Leucate, village du littoral audois, attire chaque année des milliers de touristes, séduits par ses plages et son ambiance festive. Mais derrière ce décor idyllique, une crise silencieuse se profile. Une sécheresse persistante et un manque d’eau menacent la viticulture locale. Entre forages risqués, réutilisation des eaux usées et technologies, leur avenir est suspendu à des choix coûteux et incertains. Dans ce reportage, nous nous sommes plongés au cœur du quotidien de ces agriculteurs déterminés.

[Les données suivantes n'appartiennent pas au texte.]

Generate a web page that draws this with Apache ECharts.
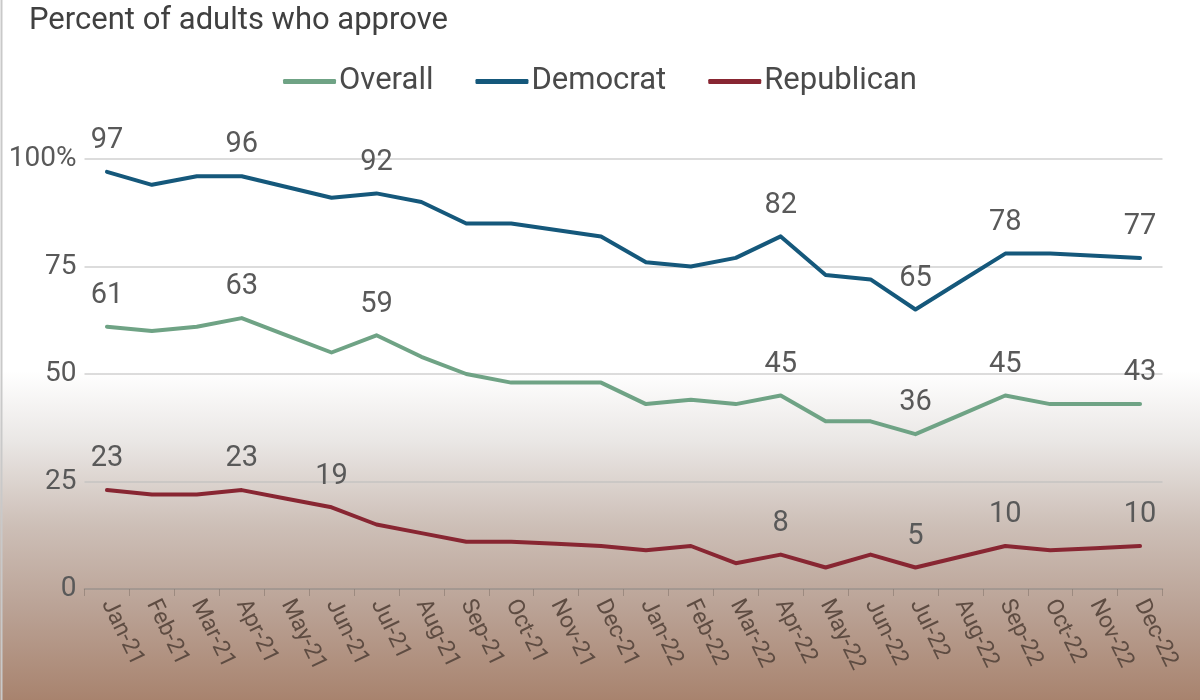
<!DOCTYPE html>
<html>
<head>
<meta charset="utf-8">
<script src="https://cdn.jsdelivr.net/npm/echarts@6/dist/echarts.min.js"></script>
<style>html,body{margin:0;padding:0;background:#fff}#c{width:1200px;height:700px}</style>
</head>
<body>
<div id="c"></div>
<script>
const categories = ['Jan-21','Feb-21','Mar-21','Apr-21','May-21','Jun-21','Jul-21','Aug-21','Sep-21','Oct-21','Nov-21','Dec-21',
  'Jan-22','Feb-22','Mar-22','Apr-22','May-22','Jun-22','Jul-22','Aug-22','Sep-22','Oct-22','Nov-22','Dec-22'];
const overall    = [61,60,61,63,59,55,59,54,50,48,48,48,43,44,43,45,39,39,36,40.5,45,43,43,43];
const democrat   = [97,94,96,96,93.5,91,92,90,85,85,83.5,82,76,75,77,82,73,72,65,71.5,78,78,77.5,77];
const republican = [23,22,22,23,21,19,15,13,11,11,10.5,10,9,10,6,8,5,8,5,7.5,10,9,9.5,10];
const overallLabelIdx    = [0,3,6,15,18,20,23];
const democratLabelIdx   = [0,3,6,15,18,20,23];
const republicanLabelIdx = [0,3,5,15,18,20,23];
const yTicks = [0,25,50,75,100];

const chart = echarts.init(document.getElementById('c'));
const FONT = 'Roboto';
function mk(name, data, color, idx){
  return {
    name, type:'line', data, symbol:'circle', symbolSize:1, showSymbol:true, showAllSymbol:true,
    lineStyle:{color, width:4, cap:'round', join:'round'},
    itemStyle:{color},
    label:{show:true, position:'top', distance:16, fontFamily:FONT, fontSize:29, color:'#595959',
      formatter:p => idx.includes(p.dataIndex) ? String(p.value) : ''},
    labelLayout:{hideOverlap:false}
  };
}
chart.setOption({
  backgroundColor:{type:'linear',x:0,y:0,x2:0,y2:1,colorStops:[
    {offset:0,color:'#ffffff'},{offset:0.53,color:'#ffffff'},{offset:0.63,color:'#eae7e5'},
    {offset:0.75,color:'#cdbfb7'},{offset:0.87,color:'#baa295'},{offset:1,color:'#a8836e'}]},
  animation:false,
  title:{text:'Percent of adults who approve', left:24, top:1,
    textStyle:{fontFamily:FONT, fontSize:31, fontWeight:'normal', color:'#404040'}},
  legend:{top:61, left:'center', itemWidth:53, itemHeight:5, itemGap:42, icon:'roundRect',
    textStyle:{fontFamily:FONT, fontSize:31, color:'#4a4a4a', padding:[0,0,0,-2]},
    data:['Overall','Democrat','Republican']},
  grid:{left:84.5, right:37.5, top:159, bottom:111, containLabel:false},
  xAxis:{type:'category', data:categories, boundaryGap:true,
    axisLine:{lineStyle:{color:'rgba(130,115,105,0.55)', width:1.5}},
    axisTick:{show:true, length:7, lineStyle:{color:'rgba(130,115,105,0.55)'}},
    axisLabel:{interval:0, rotate:-64, margin:12, fontFamily:FONT, fontSize:23, color:'#5e4c42'}},
  yAxis:{type:'value', min:0, max:100, interval:25,
    axisLine:{show:false}, axisTick:{show:false},
    splitLine:{lineStyle:{color:'rgba(190,190,190,0.7)', width:1.5}},
    axisLabel:{margin:8, fontFamily:FONT, fontSize:28, color:'#595959',
      formatter:v => yTicks.includes(v) ? (v===100 ? '100%' : String(v)) : ''}},
  series:[
    mk('Overall', overall, '#6fa385', overallLabelIdx),
    mk('Democrat', democrat, '#15587b', democratLabelIdx),
    mk('Republican', republican, '#882632', republicanLabelIdx)
  ],
  graphic:[{type:'line', shape:{x1:1.5,y1:0,x2:1.5,y2:700}, style:{stroke:'#c9c9c9', lineWidth:2}, silent:true}]
});
</script>
</body>
</html>
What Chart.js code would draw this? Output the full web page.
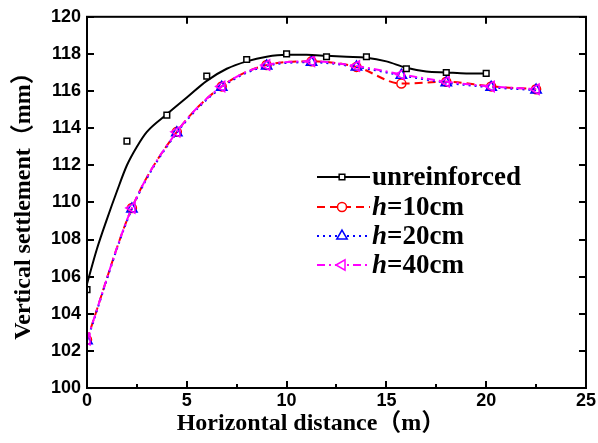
<!DOCTYPE html>
<html><head><meta charset="utf-8">
<script src="https://cdn.jsdelivr.net/npm/chart.js@4.4.0/dist/chart.umd.min.js"></script>
<style>html,body{margin:0;padding:0;background:#fff}#wrap{width:598px;height:443px}</style>
</head><body><div id="wrap"><canvas id="c" width="598" height="443"></canvas></div>
<script>
// ---- data ----
const xUnreinforced = [0, 2, 4, 6, 8, 10, 12, 14, 16, 18, 20];
const yUnreinforced = [105.3, 113.3, 114.7, 116.8, 117.7, 118.0, 117.85, 117.85, 117.2, 117.0, 116.95];
// fitted (smoothed) curve drawn through the unreinforced data
const xFitUnreinforced = [0, 0.5, 1, 1.5, 2, 2.5, 3, 4, 5, 6, 7, 8, 9, 10, 11, 12, 13, 14, 15, 16, 17, 18, 19, 20];
const yFitUnreinforced = [105.6, 107.5, 109.1, 110.6, 112.0, 113.0, 113.8, 114.75, 115.65, 116.55, 117.2, 117.6, 117.85, 117.95, 117.95, 117.9, 117.85, 117.8, 117.6, 117.25, 117.05, 117.0, 116.95, 116.95];
const xReinforced = [0, 2.25, 4.5, 6.75, 9, 11.25, 13.5, 15.75, 18, 20.25, 22.5];
const yH10 = [102.6, 109.7, 113.8, 116.25, 117.4, 117.6, 117.3, 116.4, 116.5, 116.25, 116.1];
const yH20 = [102.55, 109.65, 113.75, 116.2, 117.35, 117.55, 117.3, 116.85, 116.45, 116.2, 116.05];
const yH40 = [102.6, 109.7, 113.8, 116.25, 117.4, 117.6, 117.35, 116.9, 116.5, 116.25, 116.1];
const seriesNames = ['unreinforced', 'h=10cm', 'h=20cm', 'h=40cm'];
const xRange = [0, 25], xStep = 5;
const yRange = [100, 120], yStep = 2;
const xTitle = 'Horizontal distance（m）';
const yTitle = 'Vertical settlement（mm）';

const pts = (xs, ys) => xs.map((x, i) => ({x, y: ys[i]}));
const serif = '"Liberation Serif", "Times New Roman", "Noto Sans CJK SC", serif';
const sans = '"Liberation Sans", Arial, sans-serif';

const styles = [
  {color: '#000000', dash: [], pointStyle: 'rect', radius: 4, rotation: 0, fill: '#ffffff'},
  {color: '#ff0000', dash: [8, 5], pointStyle: 'circle', radius: 4.5, rotation: 0, fill: 'rgba(0,0,0,0)'},
  {color: '#0000ff', dash: [2, 4], pointStyle: 'triangle', radius: 6, rotation: 0, fill: 'rgba(0,0,0,0)'},
  {color: '#ff00ff', dash: [8, 4, 2, 4], pointStyle: 'triangle', radius: 6, rotation: 270, fill: 'rgba(0,0,0,0)'}
];

function lineDs(label, data, s) {
  return {label, data, showLine: true, borderColor: s.color, borderWidth: 2, borderDash: s.dash,
    cubicInterpolationMode: 'monotone', pointStyle: s.pointStyle, pointRadius: s.radius, pointRotation: s.rotation,
    pointBorderColor: s.color, pointBackgroundColor: s.fill, pointBorderWidth: 1.5, pointHoverRadius: s.radius};
}

const datasets = [
  {label: seriesNames[0], data: pts(xUnreinforced, yUnreinforced), showLine: false, pointStyle: 'rect',
   pointRadius: 4, pointBorderColor: '#000', pointBackgroundColor: '#fff', pointBorderWidth: 1.5},
  {label: seriesNames[0] + ' fit', data: pts(xFitUnreinforced, yFitUnreinforced), showLine: true,
   borderColor: '#000', borderWidth: 2, cubicInterpolationMode: 'monotone', pointRadius: 0},
  lineDs(seriesNames[3], pts(xReinforced, yH40), styles[3]),
  lineDs(seriesNames[2], pts(xReinforced, yH20), styles[2]),
  lineDs(seriesNames[1], pts(xReinforced, yH10), styles[1])
];

const framePlugin = {
  id: 'frame',
  afterDatasetsDraw(chart) {
    const {ctx, chartArea: a, scales} = chart;
    const xs = scales.x, ys = scales.y;
    ctx.save();
    ctx.strokeStyle = '#000';
    ctx.lineWidth = 2;
    ctx.setLineDash([]);
    ctx.strokeRect(a.left, a.top, a.right - a.left, a.bottom - a.top);
    ctx.beginPath();
    for (let v = xRange[0]; v <= xRange[1] + 1e-9; v += xStep / 2) {
      const px = Math.round(xs.getPixelForValue(v));
      const major = Math.abs(v / xStep - Math.round(v / xStep)) < 1e-6;
      const len = major ? 7 : 4;
      ctx.moveTo(px, a.bottom); ctx.lineTo(px, a.bottom - len);
      if (major) { ctx.moveTo(px, a.top); ctx.lineTo(px, a.top + len); }
    }
    for (let v = yRange[0]; v <= yRange[1] + 1e-9; v += yStep) {
      const py = Math.round(ys.getPixelForValue(v));
      ctx.moveTo(a.left, py); ctx.lineTo(a.left + 7, py);
      ctx.moveTo(a.right, py); ctx.lineTo(a.right - 7, py);
    }
    ctx.stroke();

    // legend
    const rows = [177, 207, 236, 265];
    rows.forEach((ry, i) => {
      const s = styles[i];
      ctx.save();
      ctx.strokeStyle = s.color; ctx.lineWidth = 2; ctx.setLineDash(s.dash);
      ctx.beginPath(); ctx.moveTo(317, ry); ctx.lineTo(370, ry); ctx.stroke();
      ctx.setLineDash([]);
      ctx.lineWidth = 1.5; ctx.fillStyle = '#fff';
      ctx.strokeStyle = s.color;
      Chart.helpers.drawPoint(ctx, {pointStyle: s.pointStyle, radius: s.radius, rotation: s.rotation, borderWidth: 1.5}, 342, ry);
      ctx.restore();
      ctx.fillStyle = '#000';
      ctx.textBaseline = 'middle';
      ctx.textAlign = 'left';
      const name = seriesNames[i];
      const ty = ry + 1;
      if (name.startsWith('h=')) {
        ctx.font = 'italic bold 27px ' + serif;
        ctx.fillText('h', 372, ty);
        const w = ctx.measureText('h').width;
        ctx.font = 'bold 27px ' + serif;
        ctx.fillText(name.slice(1), 372 + w, ty);
      } else {
        ctx.font = 'bold 27px ' + serif;
        ctx.fillText(name, 372, ty);
      }
    });

    // axis titles
    ctx.fillStyle = '#000';
    ctx.font = 'bold 24px ' + serif;
    ctx.textBaseline = 'middle';
    ctx.textAlign = 'center';
    ctx.fillText(xTitle, 311, 424);
    ctx.save();
    ctx.translate(24, 200);
    ctx.rotate(-Math.PI / 2);
    ctx.fillText(yTitle, 0, 0);
    ctx.restore();
    ctx.restore();
  }
};

new Chart(document.getElementById('c'), {
  type: 'scatter',
  data: {datasets},
  options: {
    responsive: false,
    animation: false,
    devicePixelRatio: 1,
    layout: {padding: {top: 16, right: 9, left: 0, bottom: 0}},
    plugins: {legend: {display: false}, tooltip: {enabled: false}},
    scales: {
      x: {
        type: 'linear', min: xRange[0], max: xRange[1],
        grid: {display: false, drawTicks: false}, border: {display: false},
        ticks: {stepSize: xStep, color: '#000', font: {family: sans, size: 18, weight: 'bold'}, padding: 2, maxRotation: 0},
        afterFit(s) { s.height = 55; }
      },
      y: {
        type: 'linear', min: yRange[0], max: yRange[1],
        grid: {display: false, drawTicks: false}, border: {display: false},
        ticks: {stepSize: yStep, color: '#000', font: {family: sans, size: 18, weight: 'bold'}, padding: 6},
        afterFit(s) { s.width = 87; }
      }
    }
  },
  plugins: [framePlugin]
});
</script>
</body></html>
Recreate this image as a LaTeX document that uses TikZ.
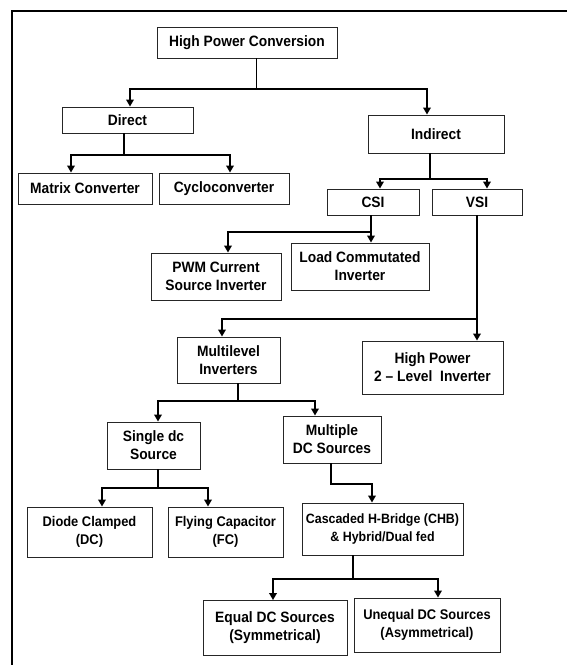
\documentclass[tikz,border=0pt]{standalone}
\usepackage{fontspec}
\setmainfont{Liberation Sans}[FakeStretch=0.92]
\usetikzlibrary{arrows.meta}

\tikzset{
  blk/.style={draw=black!85, line width=0.9pt, align=center, inner sep=1pt,
    font=\bfseries\fontsize{15}{18}\selectfont},
  small/.style={font=\bfseries\fontsize{14}{18}\selectfont},
  stem/.style={line width=1.3pt},
  fork/.style={line width=2.4pt, line join=miter,
    {Triangle[width=7.5pt,length=7pt]}-{Triangle[width=7.5pt,length=7pt]}},
  down/.style={line width=2.4pt, -{Triangle[width=7.5pt,length=7pt]}},
}

\begin{document}
\begin{tikzpicture}[x=1pt,y=-1pt]
\useasboundingbox (0,0) rectangle (567,665);

% frame
\draw[line width=2pt] (11.5,665) -- (11.5,10.7) -- (567,10.7);

% boxes
\node[blk, minimum width=180pt, minimum height=31pt] (hpc) at (247,42.5) {High Power Conversion};
\node[blk, minimum width=131pt, minimum height=26pt] (dir) at (127.5,120) {Direct};
\node[blk, minimum width=136pt, minimum height=38pt] (ind) at (436,134) {Indirect};
\node[blk, minimum width=134pt, minimum height=31pt] (mat) at (85,188.5) {Matrix Converter};
\node[blk, minimum width=130pt, minimum height=31pt] (cyc) at (224,188.5) {Cycloconverter};
\node[blk, minimum width=92pt, minimum height=26pt] (csi) at (373,202) {CSI};
\node[blk, minimum width=90pt, minimum height=26pt] (vsi) at (477,202) {VSI};
\node[blk, minimum width=130pt, minimum height=47pt] (pwm) at (216,276.5) {PWM Current\\Source Inverter};
\node[blk, minimum width=138pt, minimum height=47pt] (lci) at (360,266.5) {Load Commutated\\Inverter};
\node[blk, minimum width=103pt, minimum height=46pt] (mli) at (228.5,360) {Multilevel\\Inverters};
\node[blk, minimum width=141pt, minimum height=53pt] (hp2) at (432.5,367.5) {High Power\\2 -- Level\ \ Inverter};
\node[blk, minimum width=93pt, minimum height=47pt] (sdc) at (153.5,445.5) {Single dc\\Source};
\node[blk, minimum width=98pt, minimum height=47pt] (mdc) at (332,439.5) {Multiple\\DC Sources};
\node[blk, small, minimum width=125pt, minimum height=50pt] (dcl) at (89.5,532) {Diode Clamped\\(DC)};
\node[blk, small, minimum width=115pt, minimum height=50pt] (fcp) at (225.5,532) {Flying Capacitor\\(FC)};
\node[blk, minimum width=161pt, minimum height=52pt, font=\bfseries\fontsize{13.5}{18}\selectfont] (chb) at (382.5,529) {Cascaded H-Bridge (CHB)\\\& Hybrid/Dual fed};
\node[blk, minimum width=144pt, minimum height=55pt] (eqs) at (275,628) {Equal DC Sources\\(Symmetrical)};
\node[blk, small, minimum width=146pt, minimum height=54pt] (uqs) at (427,625) {Unequal DC Sources\\(Asymmetrical)};

% junctions
\coordinate (j1) at (256.7,89);  \coordinate (j1a) at (130,89);    \coordinate (j1b) at (427,89);
\coordinate (j2) at (124,155);   \coordinate (j2a) at (71,155);    \coordinate (j2b) at (230,155);
\coordinate (j3) at (430,179);   \coordinate (j3a) at (380,179);   \coordinate (j3b) at (487,179);
\coordinate (j4) at (371,232);   \coordinate (j4a) at (228,232);
\coordinate (j5) at (477,319);   \coordinate (j5a) at (222,319);
\coordinate (j6) at (238,401);   \coordinate (j6a) at (158,401);   \coordinate (j6b) at (315,401);
\coordinate (j7) at (158,488);   \coordinate (j7a) at (102,488);   \coordinate (j7b) at (208,488);
\coordinate (j8) at (331,484);   \coordinate (j8a) at (372,484);
\coordinate (j9) at (353,579);   \coordinate (j9a) at (273,579);   \coordinate (j9b) at (438,579);

% connectors
\draw[stem] (hpc.south -| j1) -- (j1);
\draw[fork] (j1a |- dir.north) -- (j1a) -- (j1b) -- (j1b |- ind.north);

\draw[stem] (dir.south -| j2) -- (j2);
\draw[fork] (j2a |- mat.north) -- (j2a) -- (j2b) -- (j2b |- cyc.north);

\draw[stem] (ind.south -| j3) -- (j3);
\draw[fork] (j3a |- csi.north) -- (j3a) -- (j3b) -- (j3b |- vsi.north);

\draw[stem] (csi.south -| j4) -- (j4);
\draw[fork] (j4a |- pwm.north) -- (j4a) -- (j4) -- (j4 |- lci.north);

\draw[stem] (vsi.south -| j5) -- (j5);
\draw[fork] (j5a |- mli.north) -- (j5a) -- (j5) -- (j5 |- hp2.north);

\draw[line width=2.4pt] (mli.south -| j6) -- (j6);
\draw[fork] (j6a |- sdc.north) -- (j6a) -- (j6b) -- (j6b |- mdc.north);

\draw[line width=2.4pt] (sdc.south -| j7) -- (j7);
\draw[fork] (j7a |- dcl.north) -- (j7a) -- (j7b) -- (j7b |- fcp.north);

\draw[down] (mdc.south -| j8) -- (j8) -- (j8a) -- (j8a |- chb.north);

\draw[stem] (chb.south -| j9) -- (j9);
\draw[fork] (j9a |- eqs.north) -- (j9a) -- (j9b) -- (j9b |- uqs.north);

\end{tikzpicture}
\end{document}
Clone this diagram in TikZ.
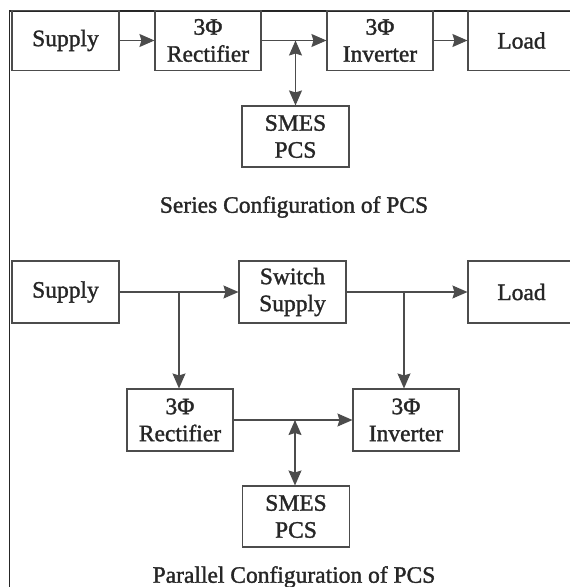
\documentclass[tikz,border=0pt]{standalone}
\usepackage{fontspec}
\setmainfont{Liberation Serif}
\newfontfamily\diagfont{Liberation Serif}[FakeBold=1.4]
\usetikzlibrary{arrows.meta}
\begin{document}
\begin{tikzpicture}[x=1pt,y=-1pt,
  txt/.style={font=\diagfont\fontsize{23.5}{27}\selectfont, text=black!85},
  blk/.style={txt, draw=black!70, line width=1.1pt, inner sep=0pt, align=center,
              minimum width=107pt, minimum height=60pt},
  flow/.style={draw=black!70, line width=1.1pt,
               -{Stealth[length=15pt,width=13pt,inset=2pt]}},
  biflow/.style={draw=black!70, line width=1.1pt,
               {Stealth[length=15pt,width=13pt,inset=2pt]}-{Stealth[length=15pt,width=13pt,inset=2pt]}},
  frame/.style={draw=black!85, line width=1.6pt}]
\useasboundingbox (0,0) rectangle (570,587);
\fill[white] (0,0) rectangle (570,587);

% outer frame (left and top edges)
\draw[frame] (9.5,587) -- (9.5,11) -- (570,11);

% ---- series configuration ----
\node[blk] (sup1) at (65.5,40.5) {Supply};
\node[blk, minimum width=106pt] (rec1) at (208,40.5) {3Φ\\Rectifier};
\node[blk, minimum width=106pt] (inv1) at (380,40.5) {3Φ\\Inverter};
\node[blk] (load1) at (521.5,40.5) {Load};
\node[blk, minimum height=61pt] (smes1) at (295.5,136.5) {SMES\\PCS};
\node[txt] (cap1) at (294,207) {Series Configuration of PCS};

\draw[flow] (sup1.east) -- (rec1.west);
\draw[flow] (rec1.east) -- (inv1.west);
\draw[flow] (inv1.east) -- (load1.west);
\coordinate (j1) at (smes1.north |- rec1.east);
\draw[biflow] (j1) -- (smes1.north);

% ---- parallel configuration ----
\node[blk, minimum height=62pt] (sup2) at (65.5,292) {Supply};
\node[blk, minimum height=62pt] (sw) at (292.5,292) {Switch\\Supply};
\node[blk, minimum height=62pt] (load2) at (521.5,292) {Load};
\node[blk, minimum width=106pt, minimum height=62pt] (rec2) at (180,420) {3Φ\\Rectifier};
\node[blk, minimum width=106pt, minimum height=62pt] (inv2) at (406,420) {3Φ\\Inverter};
\node[blk, minimum height=61pt] (smes2) at (296,516.5) {SMES\\PCS};
\node[txt] (cap2) at (294,577) {Parallel Configuration of PCS};

\draw[flow] (sup2.east) -- (sw.west);
\draw[flow] (sw.east) -- (load2.west);
\coordinate (j2) at (179,292);
\coordinate (j3) at (404,292);
\draw[flow] (j2) -- (j2 |- rec2.north);
\draw[flow] (j3) -- (j3 |- inv2.north);
\draw[flow] (rec2.east) -- (inv2.west);
\coordinate (j4) at (295,420);
\draw[biflow] (j4) -- (j4 |- smes2.north);
\end{tikzpicture}
\end{document}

© E.C Une des parcelles de vignes appartenant à Vincent.
« Je voulais vous faire voir de vos propres yeux ce que la sécheresse inflige à mon exploitation » confie Vincent Germain, viticulteur local. Derrière l’ambiance festive et le décor de carte postale de Leucate, se cache une sécheresse de plus en plus sévère. Le village se divise en trois zones : Leucate Village, avec ses marchés et ses ruelles de pierres ; Leucate Plage, station balnéaire prisée des Toulousains ; et enfin Port Leucate, réputé pour ses pêcheurs. À première vue, cet endroit semble être un havre de paix. Mais en prenant de la hauteur, sur le plateau de Leucate, on découvre un autre visage du village. Il est dix heures, en montant à bord de la Kangoo de Vincent Germain, nous traversons des rangées de vignes et d’oliviers à perte de vue. Autour de nous, le silence n’est perturbé que par le chant des oiseaux et le bruissement des feuilles de vignes dans le vent. Pourtant, ce calme cache une réalité bien plus inquiétante.
« On est sur des cumuls plus proches du sud saharien »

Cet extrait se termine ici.